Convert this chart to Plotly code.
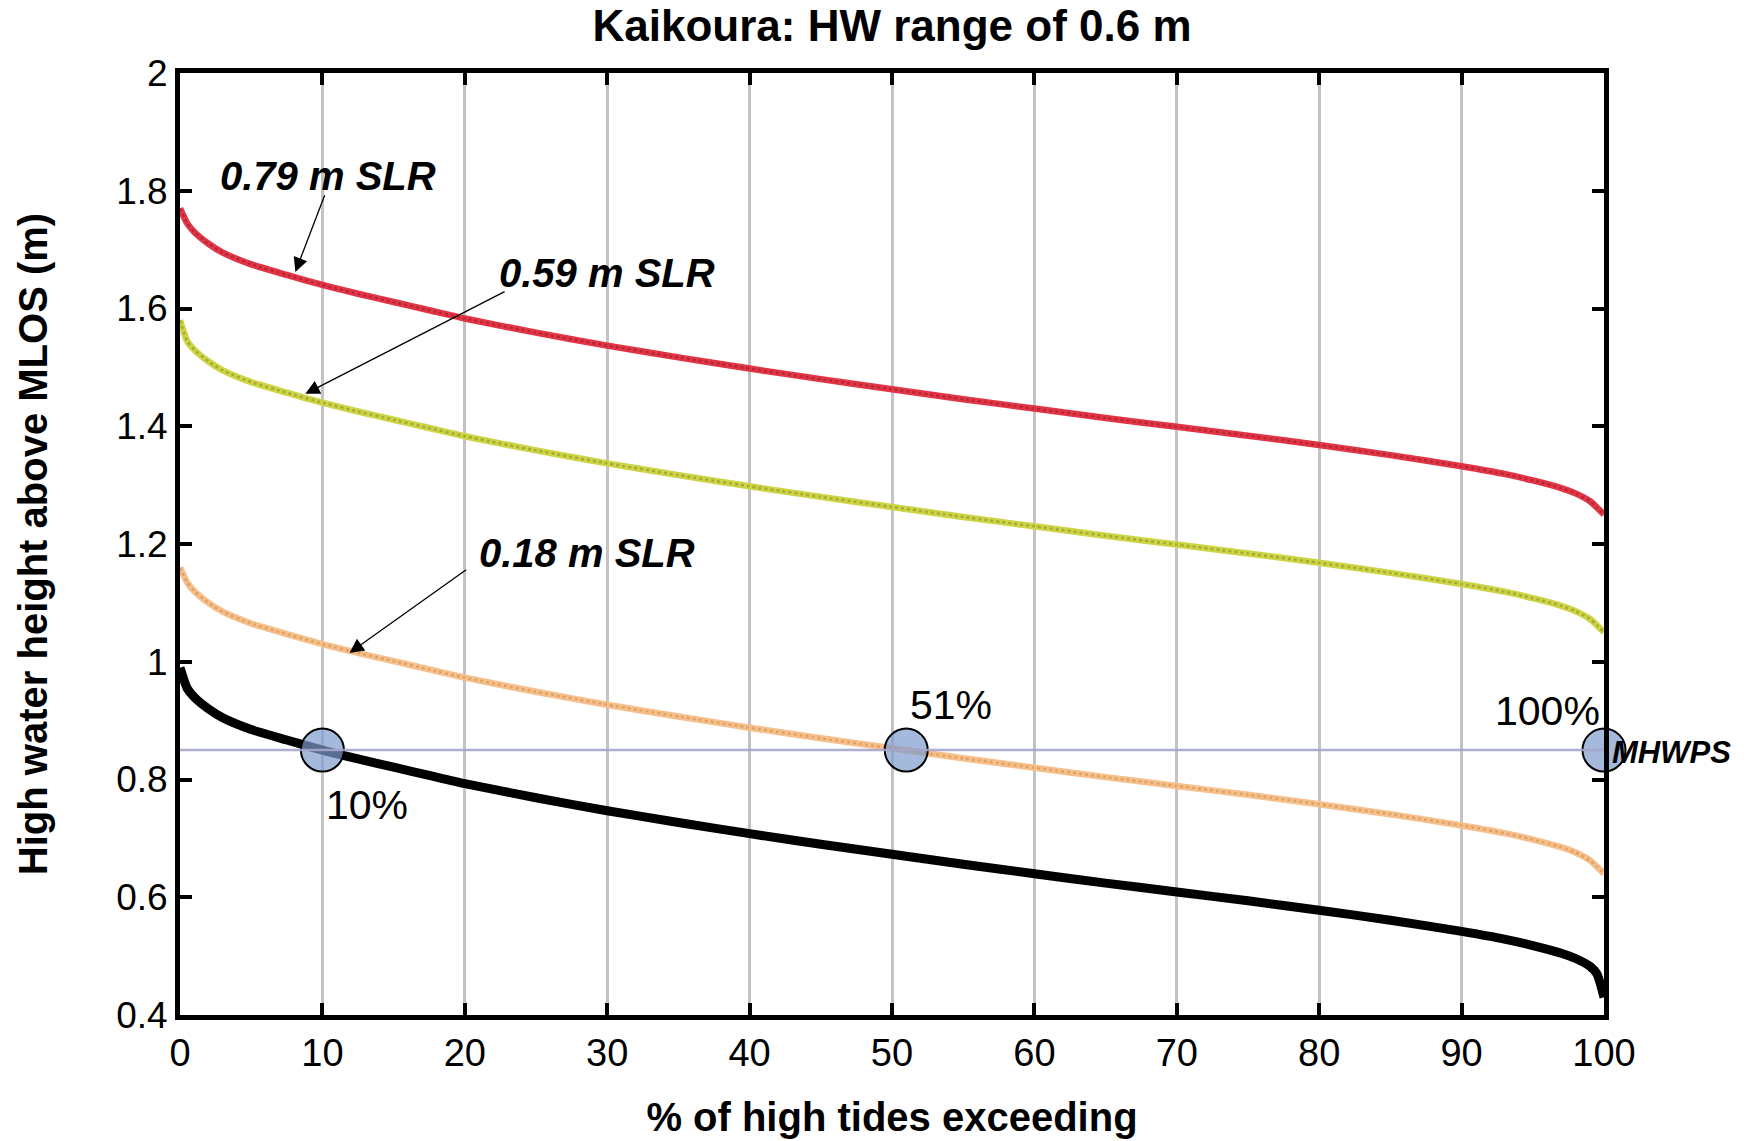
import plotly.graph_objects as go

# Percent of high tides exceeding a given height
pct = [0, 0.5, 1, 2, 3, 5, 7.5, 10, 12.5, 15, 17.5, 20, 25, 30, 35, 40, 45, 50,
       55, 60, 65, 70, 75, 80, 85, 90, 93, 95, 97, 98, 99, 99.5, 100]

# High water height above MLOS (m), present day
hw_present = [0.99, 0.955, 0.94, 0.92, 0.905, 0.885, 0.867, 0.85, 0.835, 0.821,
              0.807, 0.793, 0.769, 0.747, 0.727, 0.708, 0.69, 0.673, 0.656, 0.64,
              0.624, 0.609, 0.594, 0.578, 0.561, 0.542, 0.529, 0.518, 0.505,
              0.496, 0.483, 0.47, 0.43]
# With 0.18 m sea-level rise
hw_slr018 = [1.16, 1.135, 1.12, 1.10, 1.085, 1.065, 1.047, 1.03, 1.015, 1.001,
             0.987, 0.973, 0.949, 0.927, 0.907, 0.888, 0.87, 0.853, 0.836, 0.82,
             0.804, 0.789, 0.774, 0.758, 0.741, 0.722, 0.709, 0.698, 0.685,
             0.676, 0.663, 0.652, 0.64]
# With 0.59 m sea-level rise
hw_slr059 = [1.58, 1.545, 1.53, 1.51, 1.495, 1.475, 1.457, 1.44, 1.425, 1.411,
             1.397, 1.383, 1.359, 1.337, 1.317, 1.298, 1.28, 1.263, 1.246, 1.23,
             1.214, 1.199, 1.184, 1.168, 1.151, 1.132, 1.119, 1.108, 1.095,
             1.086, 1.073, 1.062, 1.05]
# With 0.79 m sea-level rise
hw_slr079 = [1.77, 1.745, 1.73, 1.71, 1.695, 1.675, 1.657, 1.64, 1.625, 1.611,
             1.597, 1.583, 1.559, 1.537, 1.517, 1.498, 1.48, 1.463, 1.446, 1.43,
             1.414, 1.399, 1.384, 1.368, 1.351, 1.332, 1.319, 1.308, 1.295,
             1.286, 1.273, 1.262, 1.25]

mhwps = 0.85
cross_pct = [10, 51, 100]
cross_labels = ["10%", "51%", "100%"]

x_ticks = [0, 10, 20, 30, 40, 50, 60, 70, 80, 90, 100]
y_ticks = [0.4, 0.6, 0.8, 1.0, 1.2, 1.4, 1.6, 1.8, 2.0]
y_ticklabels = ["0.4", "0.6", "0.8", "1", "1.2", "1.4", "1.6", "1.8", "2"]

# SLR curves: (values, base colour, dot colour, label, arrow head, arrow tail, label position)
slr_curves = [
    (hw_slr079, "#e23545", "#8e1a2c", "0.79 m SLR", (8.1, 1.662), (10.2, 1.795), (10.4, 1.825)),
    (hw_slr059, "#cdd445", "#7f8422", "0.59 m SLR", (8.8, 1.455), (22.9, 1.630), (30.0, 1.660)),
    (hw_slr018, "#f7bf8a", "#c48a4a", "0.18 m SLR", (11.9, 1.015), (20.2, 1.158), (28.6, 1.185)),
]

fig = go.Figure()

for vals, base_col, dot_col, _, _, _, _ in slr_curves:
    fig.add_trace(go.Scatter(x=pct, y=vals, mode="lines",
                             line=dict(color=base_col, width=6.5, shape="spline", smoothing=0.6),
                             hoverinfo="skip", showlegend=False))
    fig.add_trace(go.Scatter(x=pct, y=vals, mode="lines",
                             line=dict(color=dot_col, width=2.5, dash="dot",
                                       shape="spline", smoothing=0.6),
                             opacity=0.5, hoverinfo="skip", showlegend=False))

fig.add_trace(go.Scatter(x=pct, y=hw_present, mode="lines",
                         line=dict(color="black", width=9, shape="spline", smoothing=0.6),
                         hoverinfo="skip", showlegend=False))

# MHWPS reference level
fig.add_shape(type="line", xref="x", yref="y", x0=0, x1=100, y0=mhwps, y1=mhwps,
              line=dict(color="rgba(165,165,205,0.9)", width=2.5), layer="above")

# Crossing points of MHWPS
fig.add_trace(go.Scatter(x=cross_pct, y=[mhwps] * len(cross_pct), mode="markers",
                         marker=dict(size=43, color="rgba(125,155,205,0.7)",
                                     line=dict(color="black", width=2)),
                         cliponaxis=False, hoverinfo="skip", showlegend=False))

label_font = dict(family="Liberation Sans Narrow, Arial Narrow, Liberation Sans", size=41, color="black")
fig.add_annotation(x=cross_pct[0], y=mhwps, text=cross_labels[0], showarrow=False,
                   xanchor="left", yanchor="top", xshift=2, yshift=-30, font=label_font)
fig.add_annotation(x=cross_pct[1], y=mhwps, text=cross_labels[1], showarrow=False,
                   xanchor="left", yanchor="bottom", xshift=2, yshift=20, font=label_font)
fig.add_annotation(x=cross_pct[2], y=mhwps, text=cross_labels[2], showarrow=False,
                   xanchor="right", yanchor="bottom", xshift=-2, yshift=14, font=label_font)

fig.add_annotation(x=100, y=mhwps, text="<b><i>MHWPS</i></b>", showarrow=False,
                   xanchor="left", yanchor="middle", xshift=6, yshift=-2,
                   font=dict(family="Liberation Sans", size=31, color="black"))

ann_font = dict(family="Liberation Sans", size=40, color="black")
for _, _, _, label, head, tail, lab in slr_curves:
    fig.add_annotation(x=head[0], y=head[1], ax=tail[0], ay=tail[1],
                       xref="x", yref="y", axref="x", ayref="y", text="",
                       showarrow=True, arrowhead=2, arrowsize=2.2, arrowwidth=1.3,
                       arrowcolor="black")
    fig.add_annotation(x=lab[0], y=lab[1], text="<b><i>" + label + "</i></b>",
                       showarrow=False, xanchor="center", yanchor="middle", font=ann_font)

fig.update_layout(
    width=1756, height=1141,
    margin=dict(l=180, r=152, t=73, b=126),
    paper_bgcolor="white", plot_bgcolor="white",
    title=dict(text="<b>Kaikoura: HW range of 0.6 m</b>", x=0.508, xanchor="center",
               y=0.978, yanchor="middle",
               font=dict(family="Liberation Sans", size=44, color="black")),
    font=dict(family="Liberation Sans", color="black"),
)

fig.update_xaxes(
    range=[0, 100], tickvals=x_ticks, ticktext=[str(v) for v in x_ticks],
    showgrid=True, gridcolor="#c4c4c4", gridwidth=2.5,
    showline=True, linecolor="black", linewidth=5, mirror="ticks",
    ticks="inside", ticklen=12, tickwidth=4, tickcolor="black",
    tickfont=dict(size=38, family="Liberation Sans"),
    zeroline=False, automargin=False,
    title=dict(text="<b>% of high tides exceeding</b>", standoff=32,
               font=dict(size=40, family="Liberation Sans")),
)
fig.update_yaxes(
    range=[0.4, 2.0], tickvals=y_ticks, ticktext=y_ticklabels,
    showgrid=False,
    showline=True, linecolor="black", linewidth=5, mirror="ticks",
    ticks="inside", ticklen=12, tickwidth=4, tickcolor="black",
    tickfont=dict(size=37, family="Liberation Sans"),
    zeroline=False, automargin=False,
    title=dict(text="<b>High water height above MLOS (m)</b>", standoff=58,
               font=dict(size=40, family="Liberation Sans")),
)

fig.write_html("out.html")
•••••
- **Task goal**:
Leave out all pictures, then copy the remaining material exactly.

- **Task result**:
Convert this chart to Plotly code.
import plotly.graph_objects as go

# Percent of high tides exceeding a given height
pct = [0, 0.5, 1, 2, 3, 5, 7.5, 10, 12.5, 15, 17.5, 20, 25, 30, 35, 40, 45, 50,
       55, 60, 65, 70, 75, 80, 85, 90, 93, 95, 97, 98, 99, 99.5, 100]

# High water height above MLOS (m), present day
hw_present = [0.99, 0.955, 0.94, 0.92, 0.905, 0.885, 0.867, 0.85, 0.835, 0.821,
              0.807, 0.793, 0.769, 0.747, 0.727, 0.708, 0.69, 0.673, 0.656, 0.64,
              0.624, 0.609, 0.594, 0.578, 0.561, 0.542, 0.529, 0.518, 0.505,
              0.496, 0.483, 0.47, 0.43]
# With 0.18 m sea-level rise
hw_slr018 = [1.16, 1.135, 1.12, 1.10, 1.085, 1.065, 1.047, 1.03, 1.015, 1.001,
             0.987, 0.973, 0.949, 0.927, 0.907, 0.888, 0.87, 0.853, 0.836, 0.82,
             0.804, 0.789, 0.774, 0.758, 0.741, 0.722, 0.709, 0.698, 0.685,
             0.676, 0.663, 0.652, 0.64]
# With 0.59 m sea-level rise
hw_slr059 = [1.58, 1.545, 1.53, 1.51, 1.495, 1.475, 1.457, 1.44, 1.425, 1.411,
             1.397, 1.383, 1.359, 1.337, 1.317, 1.298, 1.28, 1.263, 1.246, 1.23,
             1.214, 1.199, 1.184, 1.168, 1.151, 1.132, 1.119, 1.108, 1.095,
             1.086, 1.073, 1.062, 1.05]
# With 0.79 m sea-level rise
hw_slr079 = [1.77, 1.745, 1.73, 1.71, 1.695, 1.675, 1.657, 1.64, 1.625, 1.611,
             1.597, 1.583, 1.559, 1.537, 1.517, 1.498, 1.48, 1.463, 1.446, 1.43,
             1.414, 1.399, 1.384, 1.368, 1.351, 1.332, 1.319, 1.308, 1.295,
             1.286, 1.273, 1.262, 1.25]

mhwps = 0.85
cross_pct = [10, 51, 100]
cross_labels = ["10%", "51%", "100%"]

x_ticks = [0, 10, 20, 30, 40, 50, 60, 70, 80, 90, 100]
y_ticks = [0.4, 0.6, 0.8, 1.0, 1.2, 1.4, 1.6, 1.8, 2.0]
y_ticklabels = ["0.4", "0.6", "0.8", "1", "1.2", "1.4", "1.6", "1.8", "2"]

# SLR curves: (values, base colour, dot colour, label, arrow head, arrow tail, label position)
slr_curves = [
    (hw_slr079, "#e23545", "#8e1a2c", "0.79 m SLR", (8.1, 1.662), (10.2, 1.795), (10.4, 1.825)),
    (hw_slr059, "#cdd445", "#7f8422", "0.59 m SLR", (8.8, 1.455), (22.9, 1.630), (30.0, 1.660)),
    (hw_slr018, "#f7bf8a", "#c48a4a", "0.18 m SLR", (11.9, 1.015), (20.2, 1.158), (28.6, 1.185)),
]

fig = go.Figure()

for vals, base_col, dot_col, _, _, _, _ in slr_curves:
    fig.add_trace(go.Scatter(x=pct, y=vals, mode="lines",
                             line=dict(color=base_col, width=6.5, shape="spline", smoothing=0.6),
                             hoverinfo="skip", showlegend=False))
    fig.add_trace(go.Scatter(x=pct, y=vals, mode="lines",
                             line=dict(color=dot_col, width=2.5, dash="dot",
                                       shape="spline", smoothing=0.6),
                             opacity=0.5, hoverinfo="skip", showlegend=False))

fig.add_trace(go.Scatter(x=pct, y=hw_present, mode="lines",
                         line=dict(color="black", width=9, shape="spline", smoothing=0.6),
                         hoverinfo="skip", showlegend=False))

# MHWPS reference level
fig.add_shape(type="line", xref="x", yref="y", x0=0, x1=100, y0=mhwps, y1=mhwps,
              line=dict(color="rgba(165,165,205,0.9)", width=2.5), layer="above")

# Crossing points of MHWPS
fig.add_trace(go.Scatter(x=cross_pct, y=[mhwps] * len(cross_pct), mode="markers",
                         marker=dict(size=43, color="rgba(125,155,205,0.7)",
                                     line=dict(color="black", width=2)),
                         cliponaxis=False, hoverinfo="skip", showlegend=False))

label_font = dict(family="Liberation Sans Narrow, Arial Narrow, Liberation Sans", size=41, color="black")
fig.add_annotation(x=cross_pct[0], y=mhwps, text=cross_labels[0], showarrow=False,
                   xanchor="left", yanchor="top", xshift=2, yshift=-30, font=label_font)
fig.add_annotation(x=cross_pct[1], y=mhwps, text=cross_labels[1], showarrow=False,
                   xanchor="left", yanchor="bottom", xshift=2, yshift=20, font=label_font)
fig.add_annotation(x=cross_pct[2], y=mhwps, text=cross_labels[2], showarrow=False,
                   xanchor="right", yanchor="bottom", xshift=-2, yshift=14, font=label_font)

fig.add_annotation(x=100, y=mhwps, text="<b><i>MHWPS</i></b>", showarrow=False,
                   xanchor="left", yanchor="middle", xshift=6, yshift=-2,
                   font=dict(family="Liberation Sans", size=31, color="black"))

ann_font = dict(family="Liberation Sans", size=40, color="black")
for _, _, _, label, head, tail, lab in slr_curves:
    fig.add_annotation(x=head[0], y=head[1], ax=tail[0], ay=tail[1],
                       xref="x", yref="y", axref="x", ayref="y", text="",
                       showarrow=True, arrowhead=2, arrowsize=2.2, arrowwidth=1.3,
                       arrowcolor="black")
    fig.add_annotation(x=lab[0], y=lab[1], text="<b><i>" + label + "</i></b>",
                       showarrow=False, xanchor="center", yanchor="middle", font=ann_font)

fig.update_layout(
    width=1756, height=1141,
    margin=dict(l=180, r=152, t=73, b=126),
    paper_bgcolor="white", plot_bgcolor="white",
    title=dict(text="<b>Kaikoura: HW range of 0.6 m</b>", x=0.508, xanchor="center",
               y=0.978, yanchor="middle",
               font=dict(family="Liberation Sans", size=44, color="black")),
    font=dict(family="Liberation Sans", color="black"),
)

fig.update_xaxes(
    range=[0, 100], tickvals=x_ticks, ticktext=[str(v) for v in x_ticks],
    showgrid=True, gridcolor="#c4c4c4", gridwidth=2.5,
    showline=True, linecolor="black", linewidth=5, mirror="ticks",
    ticks="inside", ticklen=12, tickwidth=4, tickcolor="black",
    tickfont=dict(size=38, family="Liberation Sans"),
    zeroline=False, automargin=False,
    title=dict(text="<b>% of high tides exceeding</b>", standoff=32,
               font=dict(size=40, family="Liberation Sans")),
)
fig.update_yaxes(
    range=[0.4, 2.0], tickvals=y_ticks, ticktext=y_ticklabels,
    showgrid=False,
    showline=True, linecolor="black", linewidth=5, mirror="ticks",
    ticks="inside", ticklen=12, tickwidth=4, tickcolor="black",
    tickfont=dict(size=37, family="Liberation Sans"),
    zeroline=False, automargin=False,
    title=dict(text="<b>High water height above MLOS (m)</b>", standoff=58,
               font=dict(size=40, family="Liberation Sans")),
)

fig.write_html("out.html")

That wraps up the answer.